What the task requires: Locate and copy all lines bearing the word "using".

Task material:
————

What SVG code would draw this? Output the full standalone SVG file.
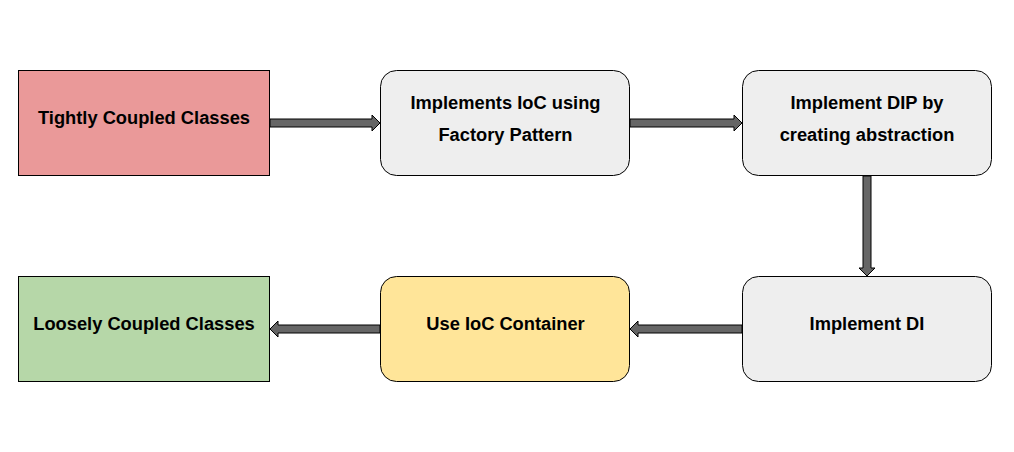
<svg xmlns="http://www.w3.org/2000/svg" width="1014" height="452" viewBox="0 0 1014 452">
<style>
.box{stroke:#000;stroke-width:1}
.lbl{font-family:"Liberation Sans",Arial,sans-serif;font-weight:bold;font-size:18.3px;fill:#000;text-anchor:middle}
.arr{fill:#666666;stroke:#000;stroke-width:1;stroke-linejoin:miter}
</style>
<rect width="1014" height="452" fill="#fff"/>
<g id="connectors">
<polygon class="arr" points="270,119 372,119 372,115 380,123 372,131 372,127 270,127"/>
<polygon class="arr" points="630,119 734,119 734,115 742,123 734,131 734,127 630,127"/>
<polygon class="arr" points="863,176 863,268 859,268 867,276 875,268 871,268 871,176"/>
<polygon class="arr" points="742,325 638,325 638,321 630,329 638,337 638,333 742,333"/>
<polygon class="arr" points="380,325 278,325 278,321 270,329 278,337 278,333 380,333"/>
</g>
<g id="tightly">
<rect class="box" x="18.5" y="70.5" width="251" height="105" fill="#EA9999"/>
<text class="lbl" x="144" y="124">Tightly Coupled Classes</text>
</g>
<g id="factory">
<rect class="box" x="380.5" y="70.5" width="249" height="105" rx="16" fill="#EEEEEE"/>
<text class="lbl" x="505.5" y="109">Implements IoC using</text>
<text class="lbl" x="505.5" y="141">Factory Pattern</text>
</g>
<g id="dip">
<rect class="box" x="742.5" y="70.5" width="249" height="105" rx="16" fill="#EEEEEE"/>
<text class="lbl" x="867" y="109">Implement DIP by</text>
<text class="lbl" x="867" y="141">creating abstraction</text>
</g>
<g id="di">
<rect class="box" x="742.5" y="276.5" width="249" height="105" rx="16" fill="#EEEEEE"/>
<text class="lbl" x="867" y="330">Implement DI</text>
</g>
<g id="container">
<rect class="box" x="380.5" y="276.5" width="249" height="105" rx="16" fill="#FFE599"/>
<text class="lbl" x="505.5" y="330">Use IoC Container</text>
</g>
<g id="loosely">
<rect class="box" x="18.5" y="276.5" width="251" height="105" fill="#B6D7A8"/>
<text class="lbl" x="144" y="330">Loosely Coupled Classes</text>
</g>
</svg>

————

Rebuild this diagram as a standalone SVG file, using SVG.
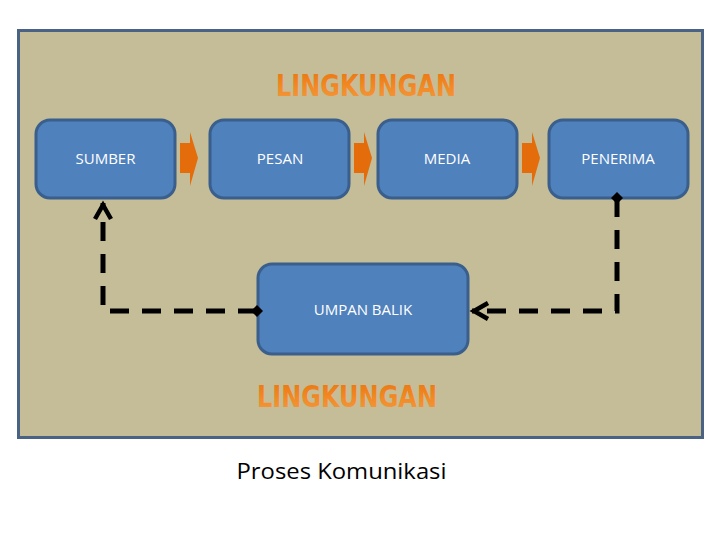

————

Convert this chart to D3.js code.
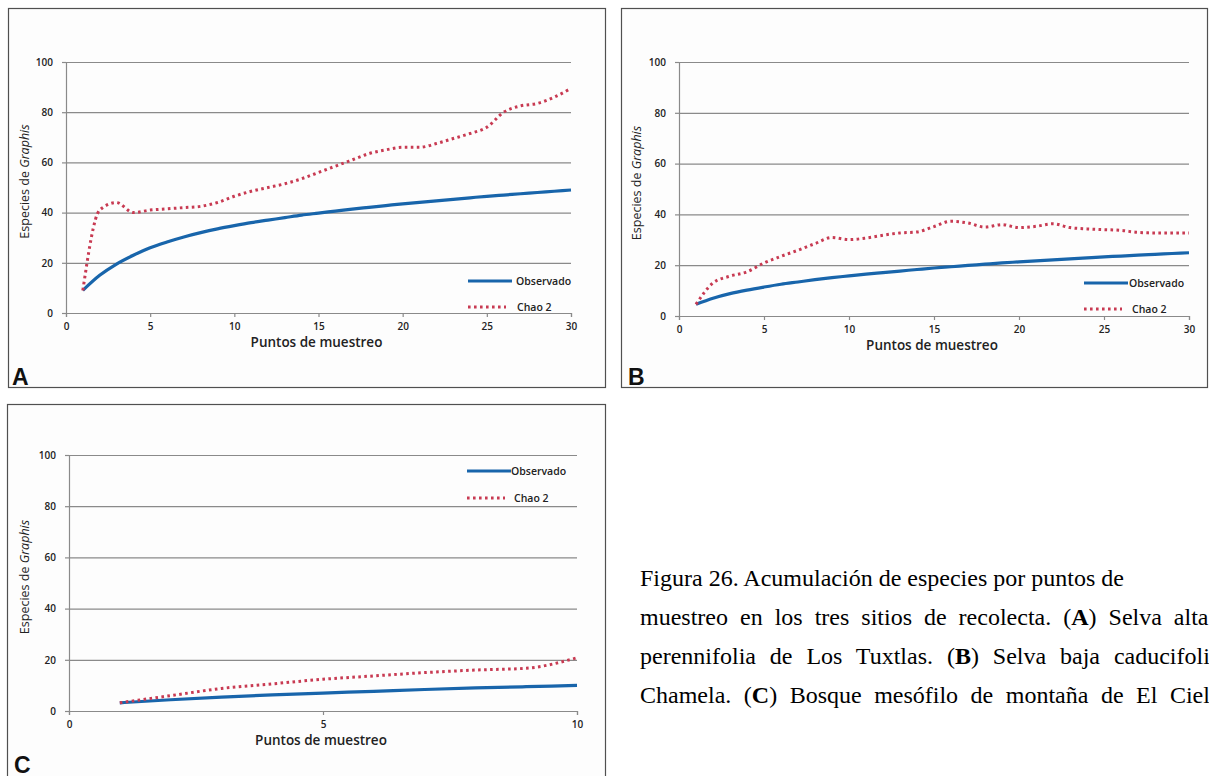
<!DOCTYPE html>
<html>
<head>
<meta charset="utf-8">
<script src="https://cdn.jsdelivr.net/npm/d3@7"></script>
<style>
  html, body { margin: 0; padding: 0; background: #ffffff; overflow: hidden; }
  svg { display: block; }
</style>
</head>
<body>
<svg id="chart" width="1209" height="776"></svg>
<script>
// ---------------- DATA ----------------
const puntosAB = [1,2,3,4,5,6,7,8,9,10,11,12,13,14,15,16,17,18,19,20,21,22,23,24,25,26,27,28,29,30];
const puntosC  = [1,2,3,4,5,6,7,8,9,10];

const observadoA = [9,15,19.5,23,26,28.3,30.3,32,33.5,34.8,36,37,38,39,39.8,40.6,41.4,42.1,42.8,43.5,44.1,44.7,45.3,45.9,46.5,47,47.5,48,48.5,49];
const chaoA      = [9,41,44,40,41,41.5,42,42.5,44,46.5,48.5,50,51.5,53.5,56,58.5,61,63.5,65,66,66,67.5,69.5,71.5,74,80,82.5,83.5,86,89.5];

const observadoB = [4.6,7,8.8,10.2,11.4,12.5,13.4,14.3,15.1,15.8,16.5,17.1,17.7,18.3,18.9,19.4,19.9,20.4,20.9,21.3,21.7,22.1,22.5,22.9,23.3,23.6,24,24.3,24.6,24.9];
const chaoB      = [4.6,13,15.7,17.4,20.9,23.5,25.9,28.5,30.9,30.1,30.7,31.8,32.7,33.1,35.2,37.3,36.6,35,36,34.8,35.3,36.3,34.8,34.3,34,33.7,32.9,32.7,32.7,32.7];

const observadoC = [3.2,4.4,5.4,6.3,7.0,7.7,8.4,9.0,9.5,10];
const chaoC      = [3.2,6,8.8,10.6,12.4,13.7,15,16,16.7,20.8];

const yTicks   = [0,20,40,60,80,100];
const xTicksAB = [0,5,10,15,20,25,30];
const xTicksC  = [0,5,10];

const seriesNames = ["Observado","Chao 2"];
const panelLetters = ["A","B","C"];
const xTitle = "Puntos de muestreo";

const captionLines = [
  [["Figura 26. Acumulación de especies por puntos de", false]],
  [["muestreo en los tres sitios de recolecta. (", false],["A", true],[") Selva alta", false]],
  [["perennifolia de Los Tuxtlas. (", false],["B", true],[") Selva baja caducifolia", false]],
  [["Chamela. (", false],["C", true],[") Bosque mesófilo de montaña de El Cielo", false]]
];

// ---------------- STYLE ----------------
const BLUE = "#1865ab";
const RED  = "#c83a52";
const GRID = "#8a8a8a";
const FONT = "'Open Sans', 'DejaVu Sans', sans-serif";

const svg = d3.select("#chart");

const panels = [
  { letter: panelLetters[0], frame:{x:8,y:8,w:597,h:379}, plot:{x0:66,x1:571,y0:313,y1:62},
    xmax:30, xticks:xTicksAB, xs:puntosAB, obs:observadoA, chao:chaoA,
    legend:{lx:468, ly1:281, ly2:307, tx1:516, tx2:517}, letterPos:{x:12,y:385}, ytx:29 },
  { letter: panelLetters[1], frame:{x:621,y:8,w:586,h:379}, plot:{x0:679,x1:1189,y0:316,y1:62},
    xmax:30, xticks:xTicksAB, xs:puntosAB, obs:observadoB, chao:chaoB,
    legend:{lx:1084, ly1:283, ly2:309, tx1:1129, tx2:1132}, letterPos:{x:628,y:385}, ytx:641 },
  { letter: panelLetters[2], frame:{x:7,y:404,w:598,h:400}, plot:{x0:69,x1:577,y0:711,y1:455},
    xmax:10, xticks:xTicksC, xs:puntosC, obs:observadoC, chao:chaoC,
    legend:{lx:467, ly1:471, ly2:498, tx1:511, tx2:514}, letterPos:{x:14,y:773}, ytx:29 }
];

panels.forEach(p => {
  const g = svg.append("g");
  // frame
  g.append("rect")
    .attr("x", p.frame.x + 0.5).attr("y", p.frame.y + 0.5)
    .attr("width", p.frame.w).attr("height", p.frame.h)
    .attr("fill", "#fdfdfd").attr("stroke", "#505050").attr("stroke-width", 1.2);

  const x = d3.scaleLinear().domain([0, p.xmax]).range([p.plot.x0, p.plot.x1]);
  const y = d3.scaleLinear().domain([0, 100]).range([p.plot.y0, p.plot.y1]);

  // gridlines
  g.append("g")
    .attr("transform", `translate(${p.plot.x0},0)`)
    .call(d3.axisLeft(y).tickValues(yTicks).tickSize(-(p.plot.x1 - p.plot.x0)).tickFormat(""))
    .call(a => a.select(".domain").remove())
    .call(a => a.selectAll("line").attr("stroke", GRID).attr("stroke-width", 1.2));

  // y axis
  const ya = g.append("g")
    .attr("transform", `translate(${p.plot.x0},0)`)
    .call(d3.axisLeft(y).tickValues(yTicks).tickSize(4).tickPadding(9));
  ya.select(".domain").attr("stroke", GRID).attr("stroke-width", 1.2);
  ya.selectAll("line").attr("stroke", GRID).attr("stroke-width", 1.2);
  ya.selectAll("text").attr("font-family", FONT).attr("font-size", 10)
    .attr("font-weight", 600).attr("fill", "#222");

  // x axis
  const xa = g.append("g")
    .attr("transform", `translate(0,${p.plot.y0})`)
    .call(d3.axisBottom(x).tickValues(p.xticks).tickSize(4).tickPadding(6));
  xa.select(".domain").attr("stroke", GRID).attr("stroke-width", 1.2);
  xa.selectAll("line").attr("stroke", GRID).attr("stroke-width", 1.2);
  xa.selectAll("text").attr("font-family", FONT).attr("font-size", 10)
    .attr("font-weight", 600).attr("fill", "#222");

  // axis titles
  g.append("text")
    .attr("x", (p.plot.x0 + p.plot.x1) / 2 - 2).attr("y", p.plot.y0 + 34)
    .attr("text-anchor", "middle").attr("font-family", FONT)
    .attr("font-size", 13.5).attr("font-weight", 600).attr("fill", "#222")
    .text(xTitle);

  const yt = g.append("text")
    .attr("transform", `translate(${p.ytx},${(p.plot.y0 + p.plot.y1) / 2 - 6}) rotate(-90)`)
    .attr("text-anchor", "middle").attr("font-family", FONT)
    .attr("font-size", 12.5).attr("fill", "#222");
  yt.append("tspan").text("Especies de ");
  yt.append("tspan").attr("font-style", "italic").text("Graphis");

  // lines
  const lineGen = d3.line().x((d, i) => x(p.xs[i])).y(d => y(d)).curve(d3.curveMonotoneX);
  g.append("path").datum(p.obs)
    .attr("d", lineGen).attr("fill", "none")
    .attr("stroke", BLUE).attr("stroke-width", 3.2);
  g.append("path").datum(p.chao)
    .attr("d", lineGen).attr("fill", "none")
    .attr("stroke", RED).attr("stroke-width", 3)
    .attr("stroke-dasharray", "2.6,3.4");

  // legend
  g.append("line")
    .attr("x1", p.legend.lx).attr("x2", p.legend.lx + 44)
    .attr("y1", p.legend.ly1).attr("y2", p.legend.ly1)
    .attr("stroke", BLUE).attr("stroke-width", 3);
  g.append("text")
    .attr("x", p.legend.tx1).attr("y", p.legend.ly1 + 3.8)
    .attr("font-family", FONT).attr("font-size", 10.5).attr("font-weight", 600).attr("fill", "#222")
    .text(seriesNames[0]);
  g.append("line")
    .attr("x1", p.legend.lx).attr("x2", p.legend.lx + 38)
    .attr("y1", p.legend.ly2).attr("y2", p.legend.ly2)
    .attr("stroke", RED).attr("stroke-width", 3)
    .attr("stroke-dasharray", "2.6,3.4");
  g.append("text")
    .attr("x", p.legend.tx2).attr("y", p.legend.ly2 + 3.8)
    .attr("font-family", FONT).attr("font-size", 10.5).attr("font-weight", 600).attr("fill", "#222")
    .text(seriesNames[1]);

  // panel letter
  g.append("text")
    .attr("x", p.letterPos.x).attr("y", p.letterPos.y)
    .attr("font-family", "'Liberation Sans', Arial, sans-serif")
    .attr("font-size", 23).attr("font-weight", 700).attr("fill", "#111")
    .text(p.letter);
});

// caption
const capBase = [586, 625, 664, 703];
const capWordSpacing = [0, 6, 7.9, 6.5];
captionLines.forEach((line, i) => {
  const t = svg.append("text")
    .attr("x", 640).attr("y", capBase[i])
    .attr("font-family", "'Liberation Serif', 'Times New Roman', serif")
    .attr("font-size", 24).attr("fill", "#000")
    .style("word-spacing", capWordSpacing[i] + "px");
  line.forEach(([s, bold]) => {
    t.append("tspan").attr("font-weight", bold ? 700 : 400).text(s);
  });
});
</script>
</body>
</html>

————

Answer to the task:
<text class="lbl" x="505.5" y="109">Implements IoC using</text>
Rebuild this diagram as a standalone SVG file, using SVG.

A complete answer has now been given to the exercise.